If you write a C++ function like

void readEmStar( int *arrayOfInt )
{
}

vs a C++ function like:

void readEmSquare( int arrayOfInt[] )
{
}

What is the difference between using [square brackets] vs *asterisk, and does anyone have a style guide as to which is preferrable, assuming they are equivalent to the compiler?

For completeness, an example

void readEmStar( int *arrayOfInt, int len )
{
  for( int i = 0 ; i < len; i++ )
    printf( "%d ", arrayOfInt[i] ) ;
  puts("");
}


void readEmSquare( int arrayOfInt[], int len )
{
  for( int i = 0 ; i < len; i++ )
    printf( "%d ", arrayOfInt[i] ) ;
  puts("");
}

int main()
{
  int r[] = { 2, 5, 8, 0, 22, 5 } ;

  readEmStar( r, 6 ) ;
  readEmSquare( r, 6 ) ;
}

Answer 1

When you use the type char x[] instead of char *x without initialization, you can consider them the same. You cannot declare a new type as char x[] without initialization, but you can accept them as parameters to functions.

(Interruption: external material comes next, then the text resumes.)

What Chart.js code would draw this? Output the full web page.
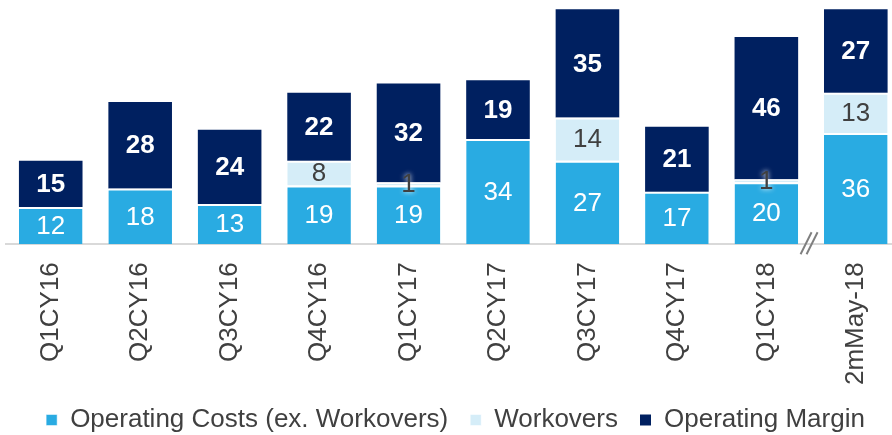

In which case they are the same as pointers.

When you use the type char x[] instead of char *x with initialization, they are completely 100% different.

---

Example of how char x[] is different from char *x:

char sz[] = "hello";
char *p = "hello";

sz is actually an array, not a pointer.

assert(sizeof(sz) == 6);
assert(sizeof(sz) != sizeof(char*)); 
assert(sizeof(p) == sizeof(char*));

---

Example of how char x[] is the same as char *x:

void test1(char *p)
{
  assert(sizeof(p) == sizeof(char*));
}

void test2(char p[])
{
  assert(sizeof(p) == sizeof(char*));
}

---

Coding style for passing to functions:

It really doesn't matter which one you do. Some people prefer char x[] because it is clear that you want an array passed in, and not the address of a single element.

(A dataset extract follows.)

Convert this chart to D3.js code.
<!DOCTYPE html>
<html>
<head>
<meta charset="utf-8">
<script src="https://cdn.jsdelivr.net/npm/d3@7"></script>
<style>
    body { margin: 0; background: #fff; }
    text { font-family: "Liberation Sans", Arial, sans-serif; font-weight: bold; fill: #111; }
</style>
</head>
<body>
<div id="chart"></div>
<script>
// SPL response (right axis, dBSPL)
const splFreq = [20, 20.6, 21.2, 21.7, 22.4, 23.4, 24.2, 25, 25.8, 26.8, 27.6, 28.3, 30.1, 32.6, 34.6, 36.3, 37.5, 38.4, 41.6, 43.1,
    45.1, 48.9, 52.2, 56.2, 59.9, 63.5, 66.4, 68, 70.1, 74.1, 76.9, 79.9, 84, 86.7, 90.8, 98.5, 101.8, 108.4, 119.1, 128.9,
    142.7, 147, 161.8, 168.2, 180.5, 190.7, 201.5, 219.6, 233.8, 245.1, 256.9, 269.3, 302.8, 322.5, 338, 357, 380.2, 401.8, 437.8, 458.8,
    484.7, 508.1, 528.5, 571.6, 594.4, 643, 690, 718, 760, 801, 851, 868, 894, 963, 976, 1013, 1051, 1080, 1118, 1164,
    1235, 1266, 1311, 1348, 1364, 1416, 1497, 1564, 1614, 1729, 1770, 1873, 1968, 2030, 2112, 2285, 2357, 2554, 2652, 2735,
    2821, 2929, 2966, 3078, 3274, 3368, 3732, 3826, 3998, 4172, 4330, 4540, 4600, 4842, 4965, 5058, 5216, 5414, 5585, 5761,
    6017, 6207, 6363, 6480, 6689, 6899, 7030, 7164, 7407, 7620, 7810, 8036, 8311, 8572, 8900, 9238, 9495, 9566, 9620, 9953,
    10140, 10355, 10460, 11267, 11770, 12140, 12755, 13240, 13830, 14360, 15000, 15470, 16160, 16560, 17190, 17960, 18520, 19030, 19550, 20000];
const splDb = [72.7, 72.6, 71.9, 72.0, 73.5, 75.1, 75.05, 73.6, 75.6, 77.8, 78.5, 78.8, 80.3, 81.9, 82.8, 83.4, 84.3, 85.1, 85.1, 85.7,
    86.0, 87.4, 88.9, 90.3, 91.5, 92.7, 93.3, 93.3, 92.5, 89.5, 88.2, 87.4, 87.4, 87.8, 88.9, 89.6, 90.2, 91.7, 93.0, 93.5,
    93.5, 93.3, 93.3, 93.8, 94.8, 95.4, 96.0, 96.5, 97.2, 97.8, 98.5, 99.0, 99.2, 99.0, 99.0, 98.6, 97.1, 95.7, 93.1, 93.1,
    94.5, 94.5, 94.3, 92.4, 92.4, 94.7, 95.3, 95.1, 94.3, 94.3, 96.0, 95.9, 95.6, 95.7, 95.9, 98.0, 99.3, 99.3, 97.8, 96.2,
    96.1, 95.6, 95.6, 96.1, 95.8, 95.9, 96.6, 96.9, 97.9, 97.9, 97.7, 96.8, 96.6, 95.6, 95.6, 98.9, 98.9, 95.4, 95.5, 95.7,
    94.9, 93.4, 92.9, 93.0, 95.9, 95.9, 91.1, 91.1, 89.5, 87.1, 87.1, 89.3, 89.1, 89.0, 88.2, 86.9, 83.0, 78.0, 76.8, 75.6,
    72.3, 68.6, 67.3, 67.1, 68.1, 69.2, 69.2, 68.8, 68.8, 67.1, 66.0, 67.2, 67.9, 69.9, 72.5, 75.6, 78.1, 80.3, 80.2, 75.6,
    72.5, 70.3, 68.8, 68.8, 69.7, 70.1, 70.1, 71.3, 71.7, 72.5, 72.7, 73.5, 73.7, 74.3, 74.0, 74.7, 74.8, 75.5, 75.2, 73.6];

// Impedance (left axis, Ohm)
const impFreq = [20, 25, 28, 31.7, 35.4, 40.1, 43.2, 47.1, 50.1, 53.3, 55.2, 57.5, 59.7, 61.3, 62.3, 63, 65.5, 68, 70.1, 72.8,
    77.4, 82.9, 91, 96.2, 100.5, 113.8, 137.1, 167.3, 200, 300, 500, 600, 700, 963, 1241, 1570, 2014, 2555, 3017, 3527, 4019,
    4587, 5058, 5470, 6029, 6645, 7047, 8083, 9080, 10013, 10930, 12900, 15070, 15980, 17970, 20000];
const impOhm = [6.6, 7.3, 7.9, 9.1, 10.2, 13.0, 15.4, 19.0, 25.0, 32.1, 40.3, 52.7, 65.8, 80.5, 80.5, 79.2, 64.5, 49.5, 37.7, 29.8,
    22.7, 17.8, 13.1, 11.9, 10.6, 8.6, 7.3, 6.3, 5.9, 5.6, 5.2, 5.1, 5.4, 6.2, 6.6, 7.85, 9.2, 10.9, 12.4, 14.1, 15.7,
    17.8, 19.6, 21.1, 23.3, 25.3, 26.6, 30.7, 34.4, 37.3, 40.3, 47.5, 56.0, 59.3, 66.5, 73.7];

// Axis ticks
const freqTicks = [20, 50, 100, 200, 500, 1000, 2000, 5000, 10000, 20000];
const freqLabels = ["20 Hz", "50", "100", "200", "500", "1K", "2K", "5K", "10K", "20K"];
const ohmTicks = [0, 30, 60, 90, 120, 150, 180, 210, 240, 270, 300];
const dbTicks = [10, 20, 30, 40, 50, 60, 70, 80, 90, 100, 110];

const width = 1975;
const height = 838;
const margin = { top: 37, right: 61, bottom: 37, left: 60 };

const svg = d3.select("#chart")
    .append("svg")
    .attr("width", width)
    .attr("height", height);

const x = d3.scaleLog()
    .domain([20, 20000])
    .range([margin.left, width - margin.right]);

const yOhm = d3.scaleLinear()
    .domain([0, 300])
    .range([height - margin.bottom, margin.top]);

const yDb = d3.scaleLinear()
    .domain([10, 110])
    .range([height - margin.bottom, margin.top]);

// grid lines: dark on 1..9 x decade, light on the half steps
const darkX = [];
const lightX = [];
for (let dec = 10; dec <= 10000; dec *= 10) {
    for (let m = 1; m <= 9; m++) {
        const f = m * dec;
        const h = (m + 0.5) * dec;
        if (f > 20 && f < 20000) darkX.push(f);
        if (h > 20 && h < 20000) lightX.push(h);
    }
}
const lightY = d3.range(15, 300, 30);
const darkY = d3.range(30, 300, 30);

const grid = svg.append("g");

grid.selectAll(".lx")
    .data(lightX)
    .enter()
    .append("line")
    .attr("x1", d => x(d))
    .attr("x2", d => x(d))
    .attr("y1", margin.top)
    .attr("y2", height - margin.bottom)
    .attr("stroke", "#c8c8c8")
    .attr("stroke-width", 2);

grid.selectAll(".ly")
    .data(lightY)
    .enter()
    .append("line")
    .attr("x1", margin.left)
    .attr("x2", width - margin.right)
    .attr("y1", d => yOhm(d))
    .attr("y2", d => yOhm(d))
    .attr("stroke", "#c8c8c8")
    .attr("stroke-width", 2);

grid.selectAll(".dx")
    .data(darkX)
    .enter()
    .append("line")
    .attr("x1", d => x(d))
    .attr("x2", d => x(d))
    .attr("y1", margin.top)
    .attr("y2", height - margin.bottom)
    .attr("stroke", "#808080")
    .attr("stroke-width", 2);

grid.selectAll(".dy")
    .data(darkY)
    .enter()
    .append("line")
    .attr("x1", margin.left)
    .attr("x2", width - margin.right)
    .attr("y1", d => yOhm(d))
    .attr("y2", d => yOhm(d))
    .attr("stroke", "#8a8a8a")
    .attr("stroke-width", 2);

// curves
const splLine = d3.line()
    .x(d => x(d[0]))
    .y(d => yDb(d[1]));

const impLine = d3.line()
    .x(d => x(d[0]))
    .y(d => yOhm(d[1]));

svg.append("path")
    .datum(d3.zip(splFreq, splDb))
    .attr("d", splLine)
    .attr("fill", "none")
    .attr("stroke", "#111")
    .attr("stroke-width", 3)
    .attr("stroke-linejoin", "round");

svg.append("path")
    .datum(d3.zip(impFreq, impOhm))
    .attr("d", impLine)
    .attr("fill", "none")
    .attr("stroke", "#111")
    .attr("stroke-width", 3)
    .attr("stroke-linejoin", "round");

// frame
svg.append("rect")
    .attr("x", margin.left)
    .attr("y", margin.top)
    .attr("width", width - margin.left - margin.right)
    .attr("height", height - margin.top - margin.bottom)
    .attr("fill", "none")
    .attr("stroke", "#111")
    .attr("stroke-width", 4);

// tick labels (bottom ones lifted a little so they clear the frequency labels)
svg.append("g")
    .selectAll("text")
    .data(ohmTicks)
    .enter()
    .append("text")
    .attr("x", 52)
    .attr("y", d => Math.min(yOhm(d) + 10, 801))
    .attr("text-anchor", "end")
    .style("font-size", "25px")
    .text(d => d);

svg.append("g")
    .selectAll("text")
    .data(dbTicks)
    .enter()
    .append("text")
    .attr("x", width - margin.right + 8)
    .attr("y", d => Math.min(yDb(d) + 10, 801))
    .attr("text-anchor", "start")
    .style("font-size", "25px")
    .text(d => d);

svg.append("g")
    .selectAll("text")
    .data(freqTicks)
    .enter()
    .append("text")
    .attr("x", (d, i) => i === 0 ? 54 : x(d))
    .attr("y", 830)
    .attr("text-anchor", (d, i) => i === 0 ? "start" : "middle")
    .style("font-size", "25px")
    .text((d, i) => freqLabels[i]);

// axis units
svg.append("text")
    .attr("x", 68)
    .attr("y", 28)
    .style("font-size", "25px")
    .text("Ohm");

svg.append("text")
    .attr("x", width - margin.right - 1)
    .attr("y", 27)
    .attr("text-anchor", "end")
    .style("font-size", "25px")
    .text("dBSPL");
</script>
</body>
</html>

Usually this is already clear though because you would have another parameter for the length of the array.

---

Further reading:

Please see this post entitled Arrays are not the same as pointers!

Answer 2

There is no difference between your two codes, apart from the different style obviously. In both cases the array is passed by reference and not by value, as function parameters type *x and type x[] are semantically the same.

Answer 3

The two expressions are equivalent. They each evaluate to the address of the first element of the array arrayOfInt.

Answer 4

C++ Standard 13.1.3

— Parameter declarations that differ only in a pointer * versus an array [] are equivalent. That is, the array declaration is adjusted to become a pointer declaration (8.3.5). Only the second and subsequent array dimensions are significant in parameter types (8.3.4). [Example:

 int f(char*);
 int f(char[]);  // same as f(char*);
 int f(char[7]);  // same as f(char*);
 int f(char[9]);  // same as f(char*);
 int g(char(*)[10]);
 int g(char[5][10]);  // same as g(char(*)[10]);
 int g(char[7][10]);  // same as g(char(*)[10]);
 int g(char(*)[20]);  // different from g(char(*)[10]);

—end example]

Answer 5

On the style question I'll stick my neck out and say int *arrayOfInt is better. Which ever syntax you use you are passing a pointer and the type should make that clear.

This is just my opinion.